Eventualmente, os Procuradores Gerais do estado de Maryland e do Distrito de Columbia decidiram que as instalações de hotel e espaço para eventos em suas respectivas competências estavam em injusta desvantagem pelo reluzente Trump International hotel no Distrito de Columbia, então eles houveram por bem ajuizar ação contra o Presidente baseando-se na Cláusula dos Emolumentos. Os advogados do Presidente argumentaram que as Seções não se aplicam a ele porque está fornecendo um serviço por meio de seu hotel e que está apenas obtendo justo pagamento em retorno. Os Procuradores Gerais, contudo, argumentaram que a palavra “emolumento” em ambas as Seções referiu-se não somente a pagamentos adicionais ao salário do Presidente; ela incluiu qualquer “lucro”, “ganho” ou “vantagem” que ele possa receber de governo estrangeiro, federal ou estadual, independentemente de ter sido ou não em conexão com seu cargo como Presidente. Os Autores apontaram para o fato de que vários governos estrangeiros fizeram declarações à imprensa de que estavam permanecendo no Trump International Hotel expressamente para obter favores com o Presidente.

A matéria foi levada primeiro ao Juiz Messitte, que tem sido um Juiz Federal de primeiro grau por 25 anos (por 8 anos como um Juiz de Tribunal estadual), para decidir se o Estado de Maryland e o Distrito de Columbia possuiriam “legitimidade” para estarem em juízo. Em uma decisão prévia, o Juiz decidiu que eles possuíam.

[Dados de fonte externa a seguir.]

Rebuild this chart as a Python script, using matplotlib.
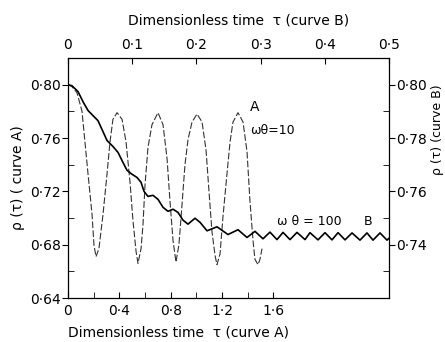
import matplotlib
matplotlib.use("Agg")
import matplotlib.pyplot as plt
from matplotlib.ticker import FuncFormatter, FixedLocator

# ---- Curve A (dashed, bottom/left axes), omega*theta = 10 ----
tau_A = [0, 0.031, 0.070, 0.109, 0.132, 0.156, 0.187, 0.202, 0.218, 0.241,
         0.273, 0.304, 0.327, 0.350, 0.382, 0.421, 0.452, 0.483, 0.506, 0.530,
         0.545, 0.569, 0.584, 0.600, 0.623, 0.654, 0.701, 0.740, 0.771, 0.794,
         0.818, 0.841, 0.864, 0.888, 0.911, 0.935, 0.966, 1.005, 1.044, 1.075,
         1.098, 1.121, 1.145, 1.160, 1.184, 1.207, 1.238, 1.262, 1.285, 1.324,
         1.363, 1.394, 1.417, 1.441, 1.456, 1.480, 1.495, 1.511]
rho_A = [0.800, 0.7985, 0.794, 0.780, 0.757, 0.733, 0.703, 0.680, 0.671, 0.677,
         0.703, 0.733, 0.757, 0.774, 0.779, 0.774, 0.757, 0.727, 0.698, 0.675,
         0.666, 0.677, 0.695, 0.725, 0.753, 0.770, 0.779, 0.770, 0.745, 0.713,
         0.683, 0.667, 0.680, 0.710, 0.740, 0.759, 0.772, 0.778, 0.772, 0.751,
         0.720, 0.690, 0.672, 0.665, 0.673, 0.701, 0.733, 0.757, 0.772, 0.779,
         0.772, 0.750, 0.713, 0.683, 0.669, 0.665, 0.669, 0.677]

# ---- Curve B (solid, top/right axes), omega*theta = 100 ----
tau_B = [0, 0.0062, 0.0156, 0.0234, 0.0312, 0.0389, 0.0467, 0.0545, 0.0607, 0.0701,
         0.0779, 0.0857, 0.0919, 0.0997, 0.1075, 0.1137, 0.1184, 0.1246, 0.1324, 0.1402,
         0.1480, 0.1558, 0.1636, 0.1713, 0.1791, 0.1869, 0.1978, 0.2056, 0.2165, 0.2321,
         0.2492, 0.2648, 0.2788, 0.2913, 0.3037, 0.3146, 0.3255, 0.3349, 0.3458, 0.3567,
         0.3692, 0.3769, 0.3894, 0.4003, 0.4112, 0.4206, 0.4315, 0.4424, 0.4548, 0.4657,
         0.4751, 0.4860, 0.4969, 0.5]
rho_B = [0.8000, 0.7996, 0.7974, 0.7936, 0.7903, 0.7884, 0.7865, 0.7824, 0.7791, 0.7768,
         0.7746, 0.7708, 0.7679, 0.7664, 0.7652, 0.7634, 0.7600, 0.7581, 0.7585, 0.7570,
         0.7540, 0.7525, 0.7533, 0.7521, 0.7492, 0.7477, 0.7499, 0.7484, 0.7452, 0.7467,
         0.7438, 0.7456, 0.7427, 0.7450, 0.7422, 0.7447, 0.7419, 0.7446, 0.7419, 0.7446,
         0.7419, 0.7445, 0.7418, 0.7445, 0.7418, 0.7445, 0.7418, 0.7444, 0.7417, 0.7444,
         0.7417, 0.7444, 0.7417, 0.7424]

bottom_ticks = [0, 0.4, 0.8, 1.2, 1.6]
bottom_minor = [0.2, 0.6, 1.0, 1.4]
top_ticks = [0, 0.1, 0.2, 0.3, 0.4, 0.5]
left_ticks = [0.64, 0.68, 0.72, 0.76, 0.80]
left_minor = [0.66, 0.70, 0.74, 0.78]
right_ticks = [0.74, 0.76, 0.78, 0.80]
right_minor = [0.73, 0.75, 0.77, 0.79]

FS = 10
plt.rcParams['font.family'] = ['DejaVu Sans']

def dotfmt(nd):
    def f(v, pos):
        if abs(v) < 1e-9:
            return "0"
        return f"{v:.{nd}f}".replace(".", "\u00b7")
    return FuncFormatter(f)

fig = plt.figure(figsize=(4.45, 3.42), dpi=100)
rect = [68/445, 1-298/342, (389-68)/445, (298-58)/342]
ax = fig.add_axes(rect)
axB = fig.add_axes(rect, frameon=False, label="curveB")
axB.patch.set_visible(False)

# Curve A
ax.plot(tau_A, rho_A, color="#333333", lw=0.8, linestyle=(0, (6, 2)))
ax.set_xlim(0, 2.5)
ax.set_ylim(0.64, 0.82)
ax.xaxis.set_major_locator(FixedLocator(bottom_ticks))
ax.xaxis.set_minor_locator(FixedLocator(bottom_minor))
ax.yaxis.set_major_locator(FixedLocator(left_ticks))
ax.yaxis.set_minor_locator(FixedLocator(left_minor))
ax.xaxis.set_major_formatter(dotfmt(1))
ax.yaxis.set_major_formatter(dotfmt(2))
ax.tick_params(axis="x", which="both", direction="in", length=4, labelsize=FS, pad=4)
ax.tick_params(axis="y", which="major", direction="out", length=4, labelsize=FS, pad=1)
ax.tick_params(axis="y", which="minor", direction="in", length=4)
ax.set_xlabel("Dimensionless time  \u03c4 (curve A)", fontsize=FS)
ax.xaxis.set_label_coords(0.343, -0.115)
ax.set_ylabel("\u03c1 (\u03c4) ( curve A)", fontsize=FS)
ax.yaxis.set_label_coords(-0.135, 0.5)
for s in ax.spines.values():
    s.set_linewidth(0.9)

# Curve B
axB.plot(tau_B, rho_B, color="black", lw=1.2, solid_joinstyle="round")
axB.set_xlim(0, 0.5)
axB.set_ylim(0.72, 0.81)
axB.xaxis.tick_top()
axB.yaxis.tick_right()
axB.xaxis.set_label_position("top")
axB.yaxis.set_label_position("right")
axB.xaxis.set_major_locator(FixedLocator(top_ticks))
axB.yaxis.set_major_locator(FixedLocator(right_ticks))
axB.yaxis.set_minor_locator(FixedLocator(right_minor))
axB.xaxis.set_major_formatter(dotfmt(1))
axB.yaxis.set_major_formatter(dotfmt(2))
axB.tick_params(axis="x", which="both", direction="in", length=4, labelsize=FS, pad=4)
axB.tick_params(axis="y", which="major", direction="out", length=4, labelsize=FS, pad=1)
axB.tick_params(axis="y", which="minor", direction="in", length=4)
axB.set_xlabel("Dimensionless time  \u03c4 (curve B)", fontsize=FS)
axB.xaxis.set_label_coords(0.53, 1.14)
axB.set_ylabel("\u03c1 (\u03c4) (curve B)", fontsize=9, rotation=90)
axB.yaxis.set_label_coords(1.132, 0.70)

# Annotations
ax.text(1.456, 0.783, "A", fontsize=FS, ha="center", va="center")
ax.text(1.417, 0.766, "\u03c9\u03b8=10", fontsize=FS-1, ha="left", va="center")
ax.text(1.628, 0.6976, "\u03c9 \u03b8 = 100", fontsize=FS-1, ha="left", va="center")
ax.text(2.336, 0.6976, "B", fontsize=FS-1, ha="center", va="center")

fig.savefig("out.png", dpi=100)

A questão então surgiu: o que a palavra “emolumento” significa? Poucos norte-americanos jamais chegaram a utilizar a palavra “emolumento” em uma frase até agora e a maioria não tem ideia do que isto significa. Como um verdadeiro estudioso, o Juiz Messitte nos iluminou a todos. Os Autores reuniram uma montanha de provas históricas incluindo estudos de centenas de dicionários dos Séculos XVII, XVIII e XIX que definiram a palavra “emolumento” como qualquer “lucro”, “ganho” ou “vantagem”. Apenas alguns poucos dicionários do mesmo período amarraram o termo diretamente a trabalho. E havia numerosos outros usos do termo pelos Pais Fundadores, estudiosos legais e outros do período (p.ex. Adam Smith), que estavam totalmente acordes com a visão dos Autores. O caso foi vigorosamente debatido por ambos os Advogados dos Autores e do Presidente.

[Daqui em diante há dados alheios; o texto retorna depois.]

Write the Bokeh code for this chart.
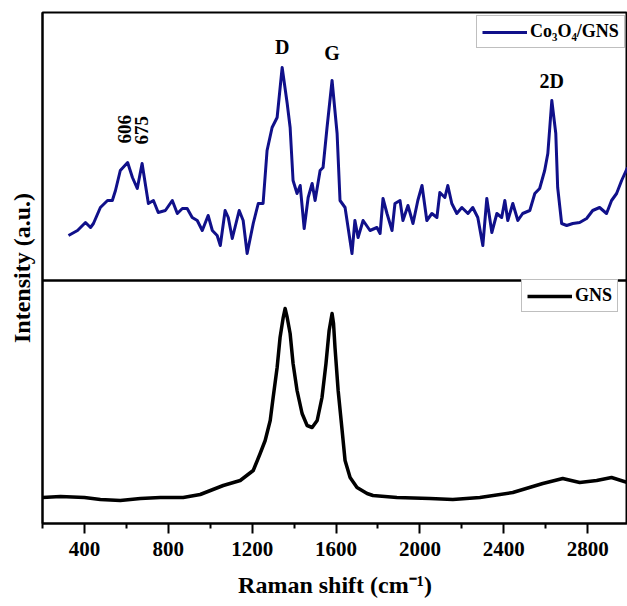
import numpy as np
from bokeh.plotting import figure
from bokeh.models import Range1d, Span, Legend, LegendItem, FixedTicker, ColumnDataSource
from bokeh.core.properties import value
from bokeh.embed import file_html
from bokeh.resources import INLINE

# Co3O4/GNS Raman spectrum (shift in cm^-1, intensity in a.u.)
shift_composite = [324, 367, 405, 429, 443, 476, 510, 533, 548, 571, 606, 629, 652, 675,
                   705, 729, 752, 786, 819, 843, 867, 890, 914, 938, 962, 990, 1010, 1033,
                   1048, 1071, 1086, 1105, 1138, 1157, 1176, 1205, 1229, 1252, 1271, 1295,
                   1319, 1343, 1367, 1381, 1395, 1414, 1429, 1448, 1467, 1486, 1500, 1524,
                   1538, 1557, 1581, 1605, 1619, 1643, 1676, 1690, 1705, 1729, 1762, 1795,
                   1810, 1824, 1843, 1867, 1881, 1905, 1919, 1943, 1967, 1990, 2010, 2033,
                   2057, 2081, 2095, 2119, 2133, 2152, 2176, 2200, 2229, 2252, 2276, 2300,
                   2319, 2343, 2367, 2390, 2405, 2419, 2443, 2467, 2490, 2524, 2548, 2571,
                   2595, 2610, 2629, 2648, 2657, 2676, 2700, 2729, 2762, 2795, 2824, 2857,
                   2890, 2914, 2938, 2962, 2990]
intensity_composite = [45, 50, 58, 53, 57, 73, 80, 80, 90, 110, 118, 103, 92, 117,
                       77, 80, 68, 70, 80, 67, 72, 72, 63, 60, 50, 65, 50, 45,
                       35, 70, 63, 42, 70, 60, 27, 57, 77, 77, 130, 153,
                       163, 213, 177, 153, 100, 87, 95, 52, 83, 97, 80, 110,
                       113, 153, 200, 147, 80, 73, 27, 60, 43, 60, 50, 53,
                       47, 82, 67, 50, 77, 80, 60, 75, 57, 80, 95, 60,
                       67, 63, 88, 83, 95, 77, 67, 73, 67, 73, 63, 35,
                       82, 48, 67, 63, 80, 60, 77, 60, 67, 70, 87, 92,
                       110, 127, 180, 147, 93, 57, 55, 57, 58, 62, 70, 73,
                       67, 80, 87, 100, 113]

# GNS Raman spectrum
shift_gns = [200, 286, 400, 476, 571, 667, 762, 871, 952, 1062, 1143, 1205, 1238, 1262,
             1286, 1300, 1319, 1333, 1348, 1357, 1367, 1381, 1395, 1414, 1438, 1462, 1486,
             1510, 1533, 1552, 1567, 1581, 1588, 1595, 1610, 1629, 1643, 1667, 1700, 1748,
             1776, 1890, 2048, 2157, 2286, 2443, 2586, 2681, 2762, 2843, 2914, 2990]
intensity_gns = [26, 27, 26, 24, 23, 25, 26, 26, 29, 38, 43, 53, 70, 83,
                 103, 126, 156, 186, 206, 215, 206, 190, 160, 133, 110, 98, 96,
                 103, 126, 160, 193, 210, 200, 176, 133, 93, 63, 46, 36, 30,
                 28, 26, 25, 24, 26, 31, 40, 45, 41, 43, 46, 41]

peak_names = ["D", "G", "2D"]
peak_shifts = [1343, 1581, 2629]
peak_gaps = [-10, -17, -9]
oxide_peaks = [606, 675]
oxide_nudge = [-3, -1]

x_ticks = [400, 800, 1200, 1600, 2000, 2400, 2800]
x_minor = [200, 600, 1000, 1400, 1800, 2200, 2600, 3000]

SERIF = "Liberation Serif"
NAVY = "#10108a"

p = figure(width=627, height=606, x_range=Range1d(200, 2990), y_range=Range1d(0, 511),
           output_backend="svg", toolbar_location=None,
           min_border_left=42, min_border_right=0, min_border_top=12, min_border_bottom=83)
p.extra_y_ranges = {"top": Range1d(-243, 268)}
p.grid.visible = False
p.background_fill_color = "white"
p.border_fill_color = "white"
p.outline_line_color = "black"
p.outline_line_width = 2

# x axis
xa = p.xaxis[0]
xa.ticker = FixedTicker(ticks=x_ticks, minor_ticks=x_minor)
xa.axis_line_width = 2
xa.major_tick_line_width = 2
xa.minor_tick_line_width = 2
xa.major_tick_out = 10
xa.major_tick_in = 0
xa.minor_tick_out = 5
xa.minor_tick_in = 0
xa.major_label_text_font = SERIF
xa.major_label_text_font_style = "bold"
xa.major_label_text_font_size = "21px"
xa.major_label_text_color = "black"
xa.major_label_standoff = 8
xa.axis_label = "Raman shift (cm\u207b\u00b9)"
xa.axis_label_text_font = SERIF
xa.axis_label_text_font_style = "bold"
xa.axis_label_text_font_size = "24px"
xa.axis_label_text_color = "black"
xa.axis_label_standoff = 13

# y axis: label only
ya = p.yaxis[0]
ya.ticker = FixedTicker(ticks=[])
ya.major_label_text_font_size = "0px"
ya.major_tick_out = 0
ya.minor_tick_out = 0
ya.axis_line_width = 2
ya.axis_label = "Intensity (a.u.)"
ya.axis_label_text_font = SERIF
ya.axis_label_text_font_style = "bold"
ya.axis_label_text_font_size = "24px"
ya.axis_label_text_color = "black"
ya.axis_label_standoff = 8

# panel divider
p.add_layout(Span(location=243, dimension="width", line_color="black", line_width=2.5))

r_top = p.line(shift_composite, intensity_composite, y_range_name="top",
               line_color=NAVY, line_width=3, line_join="round")
r_bot = p.line(shift_gns, intensity_gns, line_color="black", line_width=3.5, line_join="round")

# peak annotations
peak_src = ColumnDataSource(dict(
    x=peak_shifts,
    y=np.interp(peak_shifts, shift_composite, intensity_composite),
    name=peak_names, gap=peak_gaps))
p.text(x="x", y="y", text="name", y_offset="gap", source=peak_src, y_range_name="top",
       text_font=value(SERIF), text_font_style="bold", text_font_size="20px",
       text_align="center", text_baseline="bottom", text_color="black")

ox_src = ColumnDataSource(dict(
    x=oxide_peaks,
    y=np.interp(oxide_peaks, shift_composite, intensity_composite),
    name=[str(v) for v in oxide_peaks], nudge=oxide_nudge))
p.text(x="x", y="y", text="name", source=ox_src, y_range_name="top", angle=np.pi / 2,
       x_offset="nudge", y_offset=-19,
       text_font=value(SERIF), text_font_style="bold", text_font_size="19px",
       text_align="left", text_baseline="middle", text_color="black")


def make_legend(label, renderer, loc):
    lg = Legend(items=[LegendItem(label=label, renderers=[renderer])], location=loc,
                label_text_font=SERIF, label_text_font_style="bold",
                label_text_font_size="18px", label_text_color="black",
                glyph_width=45, glyph_height=20, label_standoff=3, padding=5,
                spacing=0, margin=0, border_line_color="#808080", border_line_width=1.5,
                background_fill_color="white", background_fill_alpha=1)
    p.add_layout(lg)


make_legend("Co\u2083O\u2084/GNS", r_top, (434, 475))
make_legend("GNS", r_bot, (479, 211))

open("out.html", "w").write(file_html(p, INLINE))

Seis semanas após oitiva dos argumentos orais dos advogados, o Juiz Messitte proferiu sua decisão de 52 laudas, adotando o ponto de vista dos Autores. A palavra “emolumento”, ele concluiu, significa essencialmente qualquer “lucro, ganho ou vantagem”, de modo que, na medida em que o Presidente esteja recebendo receitas de governos estrangeiros por meio do Trump International Hotel, os Autores lograram demonstrar alegações viáveis de violação à Cláusula de Emolumentos Estrangeiros e, na medida em que o Presidente esteja recebendo receitas de governos de Estados permanecendo no hotel, eles (Autores) demonstraram uma viável reclamação de violação da Cláusula de Emolumentos Domésticos também.

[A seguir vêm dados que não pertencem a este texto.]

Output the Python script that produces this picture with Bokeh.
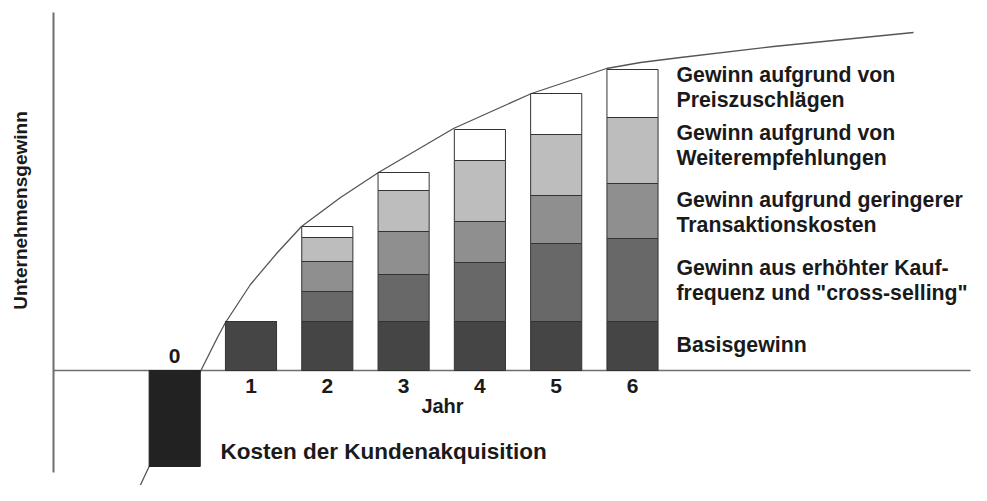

A decisão foi imediatamente considerada histórica e universalmente consagrada pela imprensa nacional e outras mídias.

Indubitavelmente, batalhas titânicas estão por vir. O que será a Defesa do Presidente? Conseguirá ele suspender o prosseguimento do processo por meio de recurso contra decisão interlocutória? Que tipo de inquirição (p.ex. dilação probatória) poderão os Autores utilizar em relação às questões financeiras do Presidente? Ele tem sido notoriamente resistente a revelar informação financeira privada, incluindo suas restituições tributárias. Até o Presidente Trump, este tipo de informação fora invariavelmente disponibilizada por todos os Presidentes. Esta e outras questões além dessa permanecem.

Mas ao mínimo se pode dizer que, desde a decisão do Juiz Messitte, a porta tem sido aberta à exploração de atividade financeira inapropriada por parte do Presidente que, nós somos lembrados, o Presidente Nixon estava para aprender durante o escândalo de Watergate no início dos anos 70, certamente não está acima da lei.